In the power of the Spirit, all who follow God’s call can be miracle workers!

Thanks Naa for sharing your enthusiasm for the work of Meet Kate.    
Lent is not just about giving things up (things which get in our way spiritually) - it is also about taking things on (the needs of the world) -
and if we want a good and godly opportunity to turn stones into bread, then put some money in the basket for Meet Kate as we leave today.

One of the key aspects of Meet Kate is to respect and honour the integrity and worth of those with whom they work – the object is not to label recipients as dependent charity cases, but to help them become independent individuals able to care for themselves.     We give bread to build up the recipient, not to make ourselves feel good about it.

There are two kinds of bread – physical and spiritual
There are 2 temptations here - equally dangerous- to give physical but no spiritual food, to give spiritual but no physical food.

Man shall not live by bread alone - but note this doesn’t say that he doesn’t need ordinary bread.

In Little Dorrit, Arthur Clenham recalls his childhood, when, “like a military deserter, he was marched to chapel by a picquet of teachers three times a day, morally handcuffed to another boy; and when he would willingly have bartered two meals of indigestible sermon for another ounce or two of inferior mutton at his scanty dinner in the flesh”

 

 

Or think of the Magdalen Laundries – plenty of prayers on offer but scant helpings of respect, freedom, autonomy or love for the residents.

 

We do our brothers and sisters a disservice if we offer only spiritual food
without recognizing basic human rights and physical needs.

 

I remember reading of a RC priest in central Africa
being confronted at Mass by an evidently starving young girl
and giving her - against all RC canon law - a great handful of Communion hosts at the altar to meet her physical as well as human hunger.

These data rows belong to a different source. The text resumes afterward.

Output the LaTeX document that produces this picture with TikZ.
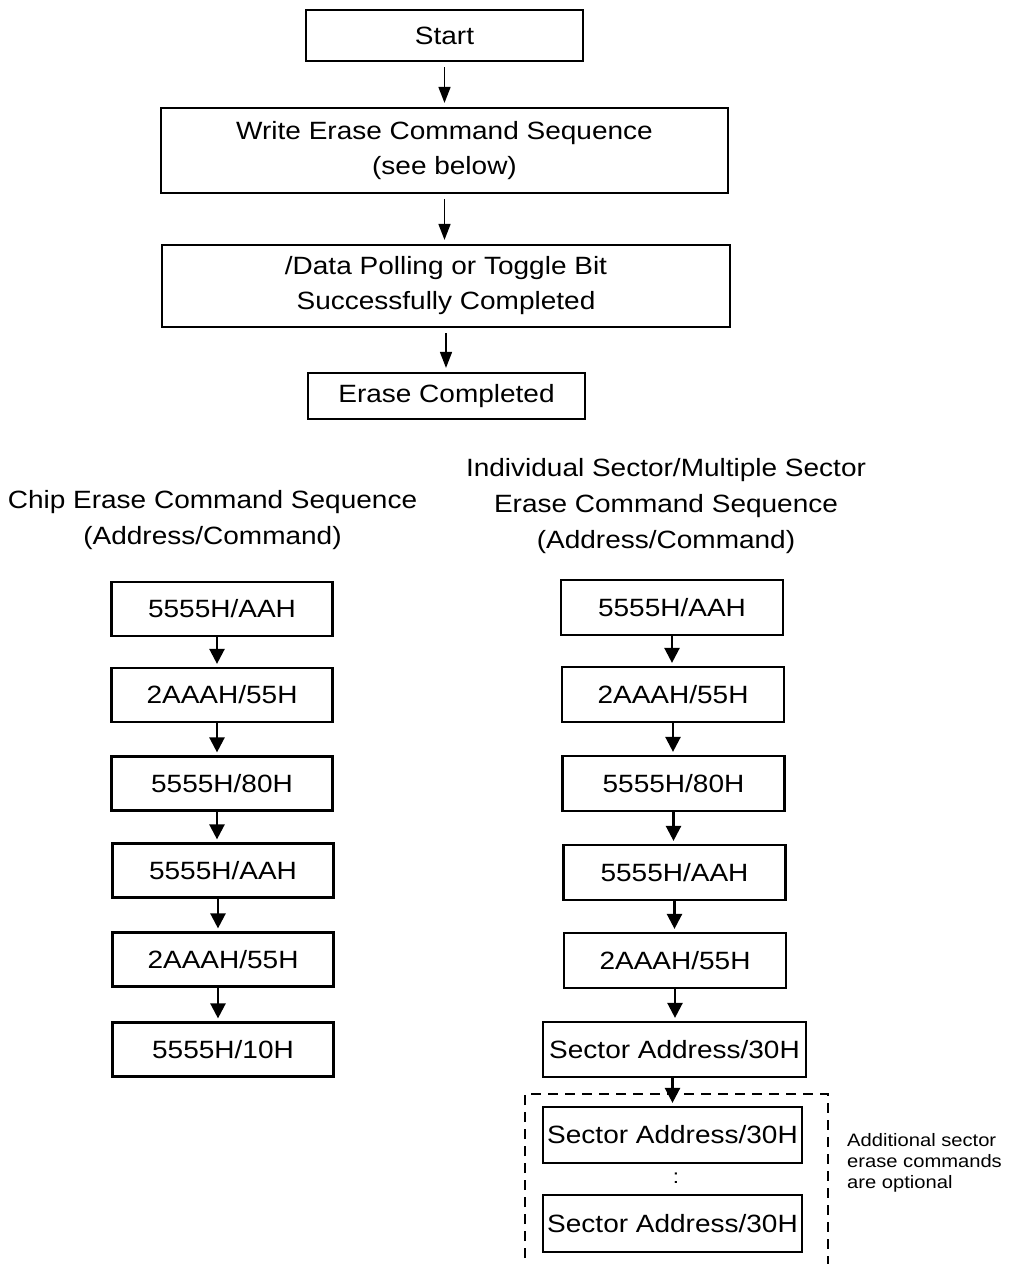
\documentclass[tikz,border=0pt]{standalone}
\usepackage{fontspec}
\setmainfont{Liberation Sans}[FakeStretch=1.12]
\usetikzlibrary{arrows.meta}
\begin{document}
\begin{tikzpicture}[x=1pt,y=-1pt,
  box/.style={draw, line width=2.2pt, inner sep=0pt, align=center,
    font=\fontsize{25}{35}\selectfont},
  title/.style={align=center, inner sep=0pt, font=\fontsize{25}{36}\selectfont},
  thinarrow/.style={line width=1.6pt, -{Triangle[length=16pt,width=12pt]}, shorten <=5pt, shorten >=4pt},
  seqarrow/.style={line width=2.4pt, -{Triangle[length=15pt,width=15pt]}, shorten >=3pt},
  dashbox/.style={line width=2pt, dash pattern=on 10pt off 7pt}
]
\useasboundingbox (0,0) rectangle (1017,1264);

% top flow
\node[box, minimum width=277pt, minimum height=51pt] (start) at (444.5,35.5) {Start};
\node[box, minimum width=567pt, minimum height=85pt] (write) at (444.5,150.5) {Write Erase Command Sequence\\(see below)};
\node[box, minimum width=568pt, minimum height=82pt] (poll) at (446,286) {/Data Polling or Toggle Bit\\Successfully Completed};
\node[box, minimum width=277pt, minimum height=46pt] (done) at (446.5,396) {Erase Completed};

\draw[thinarrow] (start.south) -- (write.north);
\draw[thinarrow] (write.south) -- (write.south |- poll.north);
\draw[thinarrow] (poll.south) -- (poll.south |- done.north);

% titles
\node[title] (ltitle) at (212.5,520) {Chip Erase Command Sequence\\(Address/Command)};
\node[title] (rtitle) at (666,506) {Individual Sector/Multiple Sector\\Erase Command Sequence\\(Address/Command)};

% left column
\begin{scope}[every node/.style={box, minimum width=221pt, minimum height=54pt}]
\node (L1) at (222,609) {5555H/AAH};
\node (L2) at (222,695) {2AAAH/55H};
\node (L3) at (222,783.5) {5555H/80H};
\node (L4) at (223,870.5) {5555H/AAH};
\node (L5) at (223,959.5) {2AAAH/55H};
\node (L6) at (223,1049.5) {5555H/10H};
\end{scope}
\foreach \a/\b in {L1/L2,L2/L3,L3/L4,L4/L5,L5/L6}
  \draw[seqarrow] ([xshift=-5pt]\a.south) -- ([xshift=-5pt]\a.south |- \b.north);

% right column
\begin{scope}[every node/.style={box, minimum width=222pt, minimum height=55pt}]
\node (R1) at (672,607.5) {5555H/AAH};
\node (R2) at (673,694.5) {2AAAH/55H};
\node (R3) at (673.5,783.5) {5555H/80H};
\node (R4) at (674.5,872.5) {5555H/AAH};
\node (R5) at (675,960.5) {2AAAH/55H};
\end{scope}
\node[box, minimum width=263pt, minimum height=55pt] (R6) at (674.5,1049.5) {Sector Address/30H};
\node[box, minimum width=259pt, minimum height=56pt] (R7) at (672.5,1135) {Sector Address/30H};
\node[box, minimum width=259pt, minimum height=57pt] (R8) at (672.5,1223.5) {Sector Address/30H};

\draw[seqarrow] (R1.south) -- (R1.south |- R2.north);
\draw[seqarrow] (R2.south) -- (R2.south |- R3.north);
\draw[seqarrow] (R3.south) -- (R3.south |- R4.north);
\draw[seqarrow] (R4.south) -- (R4.south |- R5.north);
\draw[seqarrow] (R5.south) -- (R5.south |- R6.north);
\draw[seqarrow] (R6.south -| R7.north) -- (R7.north);

% optional part
\draw[dashbox] (525,1275) -- (525,1094) -- (828,1094) -- (828,1275);
\node[inner sep=0pt, font=\fontsize{20}{20}\selectfont] (dots) at (676,1178) {:};
\node[anchor=west, align=left, inner sep=0pt, font=\fontsize{18}{21}\selectfont] (note) at (847,1163)
  {Additional sector\\erase commands\\are optional};
\end{tikzpicture}
\end{document}
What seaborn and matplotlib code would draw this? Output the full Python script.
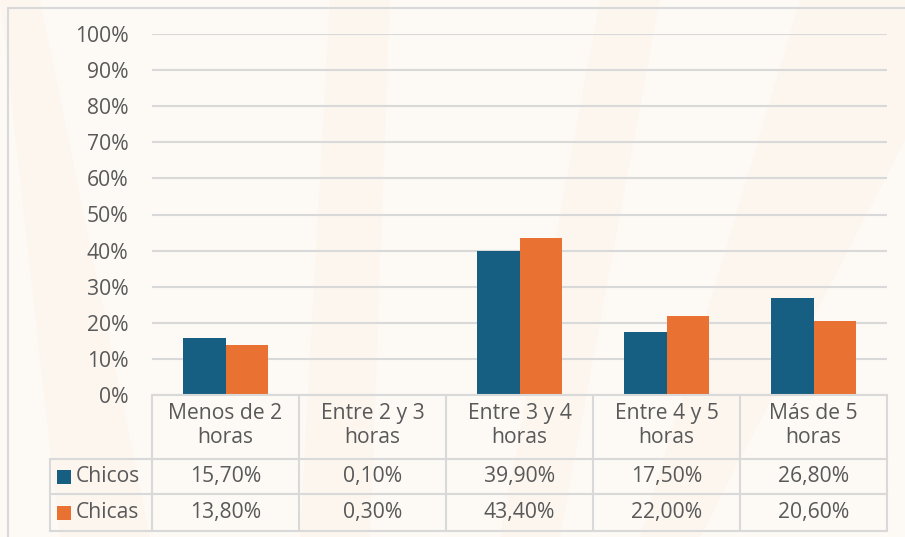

---For ourselves and others this Lent we need to learn that
all God’s children require physical and spiritual sustenance

 

In the words of the Hindu poem: If you have 2 pieces of bread, Give one to the poor, Sell the other to buy hyacinths to feed your soul.

 

It has been said that bread only becomes the bread of life when it is shared.    Whilst it remains locked in my freezer or cupboard for my private consumption it is not life giving it is death dealing – for others starve whilst it sits there.

So this Lent let us follow our Lord into the wilderness and reflect on what he would have us do.    For ourselves, let us seek neither glory nor wealth.  
For the needy let us sweat and toil until stones become bread freely shared with all in need.    Then shall we have defeated the selfish calculating wiles of the devil – we will have shared the gifts of God with the needy – and we will have begun the Lenten walk to the cross with our Lord and Saviour.